## Stored data
--------------------

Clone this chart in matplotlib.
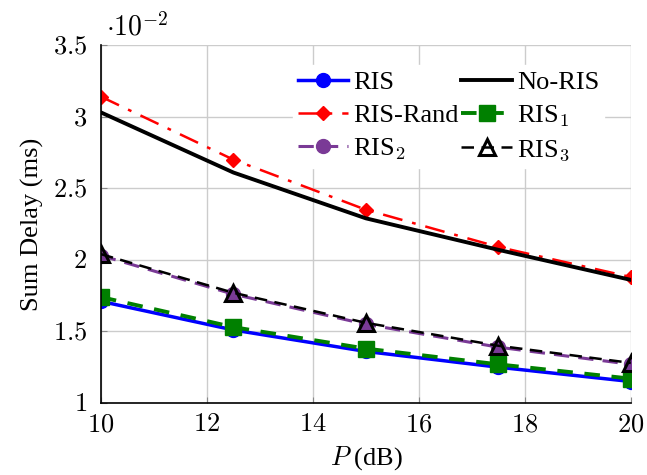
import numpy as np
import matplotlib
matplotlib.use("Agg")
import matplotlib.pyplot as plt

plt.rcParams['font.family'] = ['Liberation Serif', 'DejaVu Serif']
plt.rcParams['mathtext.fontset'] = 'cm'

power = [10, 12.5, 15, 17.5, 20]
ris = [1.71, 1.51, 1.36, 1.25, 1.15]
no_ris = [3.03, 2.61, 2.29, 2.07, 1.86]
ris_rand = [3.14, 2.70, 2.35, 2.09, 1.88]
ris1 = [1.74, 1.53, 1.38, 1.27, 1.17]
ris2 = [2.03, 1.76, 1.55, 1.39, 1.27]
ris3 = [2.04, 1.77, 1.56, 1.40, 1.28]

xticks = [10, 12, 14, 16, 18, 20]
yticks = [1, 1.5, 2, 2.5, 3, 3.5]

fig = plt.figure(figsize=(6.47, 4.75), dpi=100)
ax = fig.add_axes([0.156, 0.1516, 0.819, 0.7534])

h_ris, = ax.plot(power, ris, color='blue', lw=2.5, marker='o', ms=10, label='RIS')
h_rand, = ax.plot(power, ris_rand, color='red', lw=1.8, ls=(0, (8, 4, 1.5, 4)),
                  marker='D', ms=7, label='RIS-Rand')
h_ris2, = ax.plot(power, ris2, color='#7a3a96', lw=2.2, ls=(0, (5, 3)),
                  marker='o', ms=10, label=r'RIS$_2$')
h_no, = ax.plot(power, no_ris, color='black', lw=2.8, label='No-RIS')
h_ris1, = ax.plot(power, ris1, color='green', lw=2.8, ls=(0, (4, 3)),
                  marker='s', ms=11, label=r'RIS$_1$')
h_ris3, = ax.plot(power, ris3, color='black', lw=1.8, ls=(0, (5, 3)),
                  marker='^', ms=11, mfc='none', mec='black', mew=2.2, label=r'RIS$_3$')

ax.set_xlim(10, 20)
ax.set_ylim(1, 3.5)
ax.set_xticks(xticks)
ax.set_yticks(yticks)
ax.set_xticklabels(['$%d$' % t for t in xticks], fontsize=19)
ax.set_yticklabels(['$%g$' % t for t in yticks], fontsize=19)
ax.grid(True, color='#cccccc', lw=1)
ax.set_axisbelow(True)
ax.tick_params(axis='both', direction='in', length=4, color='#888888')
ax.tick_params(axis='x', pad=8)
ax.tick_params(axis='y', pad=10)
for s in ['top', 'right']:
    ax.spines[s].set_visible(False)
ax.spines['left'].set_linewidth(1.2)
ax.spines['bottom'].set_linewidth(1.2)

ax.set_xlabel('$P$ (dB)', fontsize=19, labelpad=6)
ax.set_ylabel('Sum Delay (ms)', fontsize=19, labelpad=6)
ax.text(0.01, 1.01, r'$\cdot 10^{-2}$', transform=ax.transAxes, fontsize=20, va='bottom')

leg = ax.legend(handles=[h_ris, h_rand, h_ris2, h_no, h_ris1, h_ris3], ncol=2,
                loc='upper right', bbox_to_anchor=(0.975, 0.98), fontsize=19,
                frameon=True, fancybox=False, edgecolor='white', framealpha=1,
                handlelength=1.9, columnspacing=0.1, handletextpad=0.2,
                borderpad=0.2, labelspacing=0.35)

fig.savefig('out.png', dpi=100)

--------------------

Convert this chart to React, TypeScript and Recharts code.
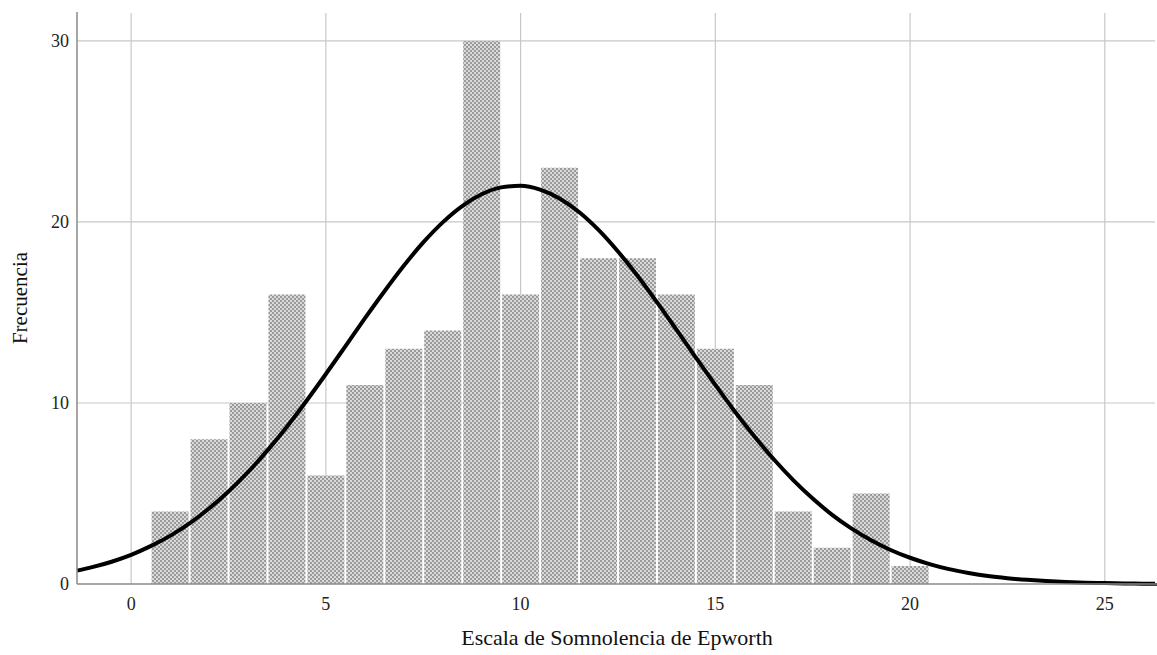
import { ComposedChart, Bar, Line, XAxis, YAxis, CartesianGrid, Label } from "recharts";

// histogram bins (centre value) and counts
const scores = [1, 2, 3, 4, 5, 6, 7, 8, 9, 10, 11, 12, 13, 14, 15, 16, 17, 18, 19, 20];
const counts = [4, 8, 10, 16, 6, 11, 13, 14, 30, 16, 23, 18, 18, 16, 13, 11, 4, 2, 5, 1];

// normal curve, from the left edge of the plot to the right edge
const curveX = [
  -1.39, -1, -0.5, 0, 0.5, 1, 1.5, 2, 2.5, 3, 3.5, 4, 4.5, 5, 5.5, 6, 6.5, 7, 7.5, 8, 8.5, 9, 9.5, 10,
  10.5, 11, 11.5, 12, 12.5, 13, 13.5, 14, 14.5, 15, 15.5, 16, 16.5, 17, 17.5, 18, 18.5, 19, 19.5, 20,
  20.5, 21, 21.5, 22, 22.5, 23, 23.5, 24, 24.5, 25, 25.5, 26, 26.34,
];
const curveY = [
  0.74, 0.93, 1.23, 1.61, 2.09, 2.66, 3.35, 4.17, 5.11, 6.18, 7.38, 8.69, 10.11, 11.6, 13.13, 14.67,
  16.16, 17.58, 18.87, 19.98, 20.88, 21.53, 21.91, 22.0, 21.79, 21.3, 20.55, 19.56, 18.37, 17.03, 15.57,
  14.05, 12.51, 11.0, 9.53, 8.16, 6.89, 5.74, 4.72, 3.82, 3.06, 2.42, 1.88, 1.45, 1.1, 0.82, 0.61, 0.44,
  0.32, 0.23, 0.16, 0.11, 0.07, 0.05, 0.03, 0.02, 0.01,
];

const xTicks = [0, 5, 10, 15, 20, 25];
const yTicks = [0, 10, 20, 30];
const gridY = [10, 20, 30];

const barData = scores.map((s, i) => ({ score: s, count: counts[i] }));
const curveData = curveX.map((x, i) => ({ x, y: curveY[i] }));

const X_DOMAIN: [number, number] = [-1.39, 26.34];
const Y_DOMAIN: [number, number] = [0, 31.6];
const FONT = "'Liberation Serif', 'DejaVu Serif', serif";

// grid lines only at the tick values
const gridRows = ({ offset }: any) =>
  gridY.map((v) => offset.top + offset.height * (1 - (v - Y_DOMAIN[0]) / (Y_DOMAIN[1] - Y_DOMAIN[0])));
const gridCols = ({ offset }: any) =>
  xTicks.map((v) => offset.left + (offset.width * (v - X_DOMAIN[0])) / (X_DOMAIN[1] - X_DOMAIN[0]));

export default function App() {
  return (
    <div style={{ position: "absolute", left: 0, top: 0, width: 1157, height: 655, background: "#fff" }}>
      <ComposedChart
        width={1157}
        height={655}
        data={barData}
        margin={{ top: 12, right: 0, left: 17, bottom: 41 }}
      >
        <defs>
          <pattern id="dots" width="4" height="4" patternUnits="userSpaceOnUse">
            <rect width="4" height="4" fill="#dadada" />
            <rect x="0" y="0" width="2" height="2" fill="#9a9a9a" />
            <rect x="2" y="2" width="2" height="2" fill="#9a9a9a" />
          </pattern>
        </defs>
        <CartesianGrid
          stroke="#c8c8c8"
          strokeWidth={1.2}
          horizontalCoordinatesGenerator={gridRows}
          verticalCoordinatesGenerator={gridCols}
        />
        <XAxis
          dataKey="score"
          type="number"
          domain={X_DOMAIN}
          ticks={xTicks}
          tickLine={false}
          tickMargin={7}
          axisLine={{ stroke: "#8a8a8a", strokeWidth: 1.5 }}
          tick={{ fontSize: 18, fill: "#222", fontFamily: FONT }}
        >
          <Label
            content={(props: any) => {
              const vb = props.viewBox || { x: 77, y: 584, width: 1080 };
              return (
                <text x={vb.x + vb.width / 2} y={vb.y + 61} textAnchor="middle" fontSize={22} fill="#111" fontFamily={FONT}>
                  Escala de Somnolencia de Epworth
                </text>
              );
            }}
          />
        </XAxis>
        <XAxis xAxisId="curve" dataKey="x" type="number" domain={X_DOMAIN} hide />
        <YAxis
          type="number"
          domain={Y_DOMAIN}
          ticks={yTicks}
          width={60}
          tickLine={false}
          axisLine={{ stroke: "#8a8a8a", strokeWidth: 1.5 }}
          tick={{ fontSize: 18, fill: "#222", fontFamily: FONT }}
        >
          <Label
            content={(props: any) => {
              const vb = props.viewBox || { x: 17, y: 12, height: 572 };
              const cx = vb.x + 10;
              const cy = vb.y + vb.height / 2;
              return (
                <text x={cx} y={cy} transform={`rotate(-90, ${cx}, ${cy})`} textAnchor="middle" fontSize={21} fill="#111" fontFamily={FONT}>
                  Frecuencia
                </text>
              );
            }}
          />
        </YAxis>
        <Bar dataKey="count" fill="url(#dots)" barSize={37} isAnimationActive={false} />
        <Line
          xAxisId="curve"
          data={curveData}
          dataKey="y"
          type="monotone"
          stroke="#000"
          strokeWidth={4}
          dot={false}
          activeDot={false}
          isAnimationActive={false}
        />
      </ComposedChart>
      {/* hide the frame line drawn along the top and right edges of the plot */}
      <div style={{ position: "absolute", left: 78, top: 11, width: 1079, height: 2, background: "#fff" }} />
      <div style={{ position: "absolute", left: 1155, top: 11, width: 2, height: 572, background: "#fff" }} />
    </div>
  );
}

--------------------

Return the material from the line containing "Clone this chart in matplotlib." through the line containing "ax = fig.add_axes([0.156, 0.1516, 0.819, 0.7534])", exactly and in full, but without its pictures.

Clone this chart in matplotlib.
import numpy as np
import matplotlib
matplotlib.use("Agg")
import matplotlib.pyplot as plt

plt.rcParams['font.family'] = ['Liberation Serif', 'DejaVu Serif']
plt.rcParams['mathtext.fontset'] = 'cm'

power = [10, 12.5, 15, 17.5, 20]
ris = [1.71, 1.51, 1.36, 1.25, 1.15]
no_ris = [3.03, 2.61, 2.29, 2.07, 1.86]
ris_rand = [3.14, 2.70, 2.35, 2.09, 1.88]
ris1 = [1.74, 1.53, 1.38, 1.27, 1.17]
ris2 = [2.03, 1.76, 1.55, 1.39, 1.27]
ris3 = [2.04, 1.77, 1.56, 1.40, 1.28]

xticks = [10, 12, 14, 16, 18, 20]
yticks = [1, 1.5, 2, 2.5, 3, 3.5]

fig = plt.figure(figsize=(6.47, 4.75), dpi=100)
ax = fig.add_axes([0.156, 0.1516, 0.819, 0.7534])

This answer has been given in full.